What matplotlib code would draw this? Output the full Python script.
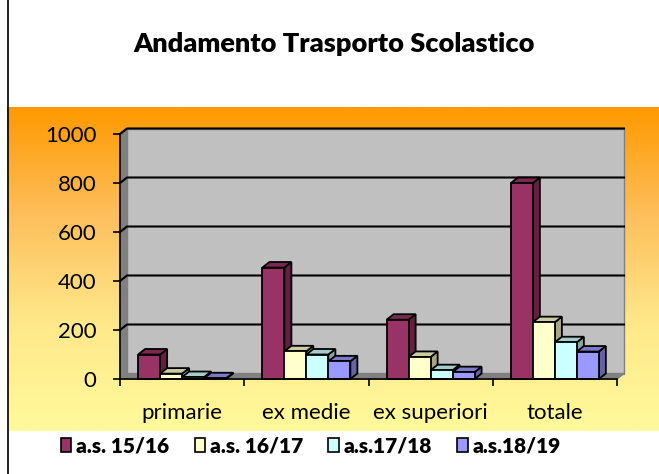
import numpy as np
import matplotlib.pyplot as plt
from matplotlib.patches import Polygon, Patch
from matplotlib.colors import LinearSegmentedColormap, to_rgb

# --- data ---
categories = ["primarie", "ex medie", "ex superiori", "totale"]
series_names = ["a.s. 15/16", "a.s. 16/17", "a.s.17/18", "a.s.18/19"]
as_15_16 = [100, 455, 242, 800]
as_16_17 = [22, 113, 90, 232]
as_17_18 = [8, 100, 36, 150]
as_18_19 = [3, 72, 28, 112]
yticks = [0, 200, 400, 600, 800, 1000]

series = [as_15_16, as_16_17, as_17_18, as_18_19]
colors = ["#993366", "#FFFFCC", "#CCFFFF", "#9999FF"]

plt.rcParams['font.family'] = ['Lato', 'DejaVu Sans']

W, H = 659, 474
fig = plt.figure(figsize=(W / 100, H / 100), dpi=100)

# orange -> yellow background band
bg = fig.add_axes([7 / W, (H - 431) / H, 1 - 7 / W, (431 - 107) / H])
grad = np.linspace(0, 1, 256).reshape(-1, 1)
cmap = LinearSegmentedColormap.from_list("band", ["#FF9900", "#FDBF5C", "#FFE88A", "#FFFA9C"])
bg.imshow(grad, aspect="auto", cmap=cmap, extent=[0, 1, 0, 1], origin="upper")
bg.axis("off")

# left border line
fig.add_artist(plt.Line2D([7.5 / W, 7.5 / W], [0, 1], color="black", lw=1.2))

fig.text(334 / W, 1 - 44 / H, "Andamento Trasporto Scolastico", ha="center", va="center",
         fontsize=19.5, fontweight="heavy")

ax = fig.add_axes([120 / W, (H - 379) / H, 497 / W, 245 / H])
ax.set_xlim(0, len(categories))
ax.set_ylim(0, 1000)
ax.patch.set_alpha(0)
for s in ax.spines.values():
    s.set_visible(False)

n = len(categories)
dx = 7 / 124.25          # depth in category units
dy = 5.5 / 245 * 1000    # depth in value units

def poly(pts, fc, ec="black", lw=1.3, z=1):
    ax.add_patch(Polygon(pts, closed=True, facecolor=fc, edgecolor=ec, lw=lw,
                         clip_on=False, zorder=z, joinstyle="miter"))

# walls and floor
poly([(dx, dy), (n + dx, dy), (n + dx, 1000 + dy), (dx, 1000 + dy)], "#C0C0C0", ec="#808080", lw=1)
poly([(0, 0), (dx, dy), (dx, 1000 + dy), (0, 1000)], "#808080", ec="#808080", lw=1)
poly([(0, 0), (n, 0), (n + dx, dy), (dx, dy)], "#808080", ec="#808080", lw=1)
for v in yticks[1:]:
    ax.plot([0, dx, n + dx], [v, v + dy, v + dy], color="black", lw=1.5, clip_on=False, zorder=1.5)

# axis lines
ax.plot([0, 0], [0, 1000], color="black", lw=1.2, clip_on=False, zorder=5)
ax.plot([0, n], [0, 0], color="black", lw=1.2, clip_on=False, zorder=5)

def shade(c, f):
    r, g, b = to_rgb(c)
    return (r * f, g * f, b * f)

w = 0.177
start = (1 - len(series) * w) / 2
for i in range(n):
    for j, vals in enumerate(series):
        x0 = i + start + j * w
        h = vals[i]
        c = colors[j]
        poly([(x0 + w, 0), (x0 + w + dx, dy), (x0 + w + dx, h + dy), (x0 + w, h)], shade(c, 0.65), z=2)
        poly([(x0, h), (x0 + w, h), (x0 + w + dx, h + dy), (x0 + dx, h + dy)], shade(c, 0.8), z=2)
        poly([(x0, 0), (x0 + w, 0), (x0 + w, h), (x0, h)], c, z=2)

ax.set_yticks(yticks)
ax.tick_params(axis="y", length=5, width=1.2, pad=12, labelsize=16)
ax.set_xticks(np.arange(n) + 0.5)
ax.set_xticklabels(categories)
ax.set_xticks(np.arange(n + 1), minor=True)
ax.tick_params(axis="x", which="major", length=0, pad=17, labelsize=16)
ax.tick_params(axis="x", which="minor", length=5, width=1.2)

handles = [Patch(facecolor=c, edgecolor="black", lw=1.2) for c in colors]
fig.legend(handles, series_names, loc="center", bbox_to_anchor=(311 / W, 1 - 446 / H),
           ncol=4, frameon=False, handlelength=0.5, handleheight=0.65, handletextpad=0.25,
           columnspacing=1.2, prop={"weight": "heavy", "size": 15})

fig.savefig("out.png", dpi=100)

-*-

Transcribe the opening line of the listing above, please, and every line after it through the line with "fig.add_artist(plt.Line2D([7.5 / W, 7.5", word for word, without pictures.

• **Expected answer**
What matplotlib code would draw this? Output the full Python script.
import numpy as np
import matplotlib.pyplot as plt
from matplotlib.patches import Polygon, Patch
from matplotlib.colors import LinearSegmentedColormap, to_rgb

# --- data ---
categories = ["primarie", "ex medie", "ex superiori", "totale"]
series_names = ["a.s. 15/16", "a.s. 16/17", "a.s.17/18", "a.s.18/19"]
as_15_16 = [100, 455, 242, 800]
as_16_17 = [22, 113, 90, 232]
as_17_18 = [8, 100, 36, 150]
as_18_19 = [3, 72, 28, 112]
yticks = [0, 200, 400, 600, 800, 1000]

series = [as_15_16, as_16_17, as_17_18, as_18_19]
colors = ["#993366", "#FFFFCC", "#CCFFFF", "#9999FF"]

plt.rcParams['font.family'] = ['Lato', 'DejaVu Sans']

W, H = 659, 474
fig = plt.figure(figsize=(W / 100, H / 100), dpi=100)

# orange -> yellow background band
bg = fig.add_axes([7 / W, (H - 431) / H, 1 - 7 / W, (431 - 107) / H])
grad = np.linspace(0, 1, 256).reshape(-1, 1)
cmap = LinearSegmentedColormap.from_list("band", ["#FF9900", "#FDBF5C", "#FFE88A", "#FFFA9C"])
bg.imshow(grad, aspect="auto", cmap=cmap, extent=[0, 1, 0, 1], origin="upper")
bg.axis("off")

# left border line
fig.add_artist(plt.Line2D([7.5 / W, 7.5 / W], [0, 1], color="black", lw=1.2))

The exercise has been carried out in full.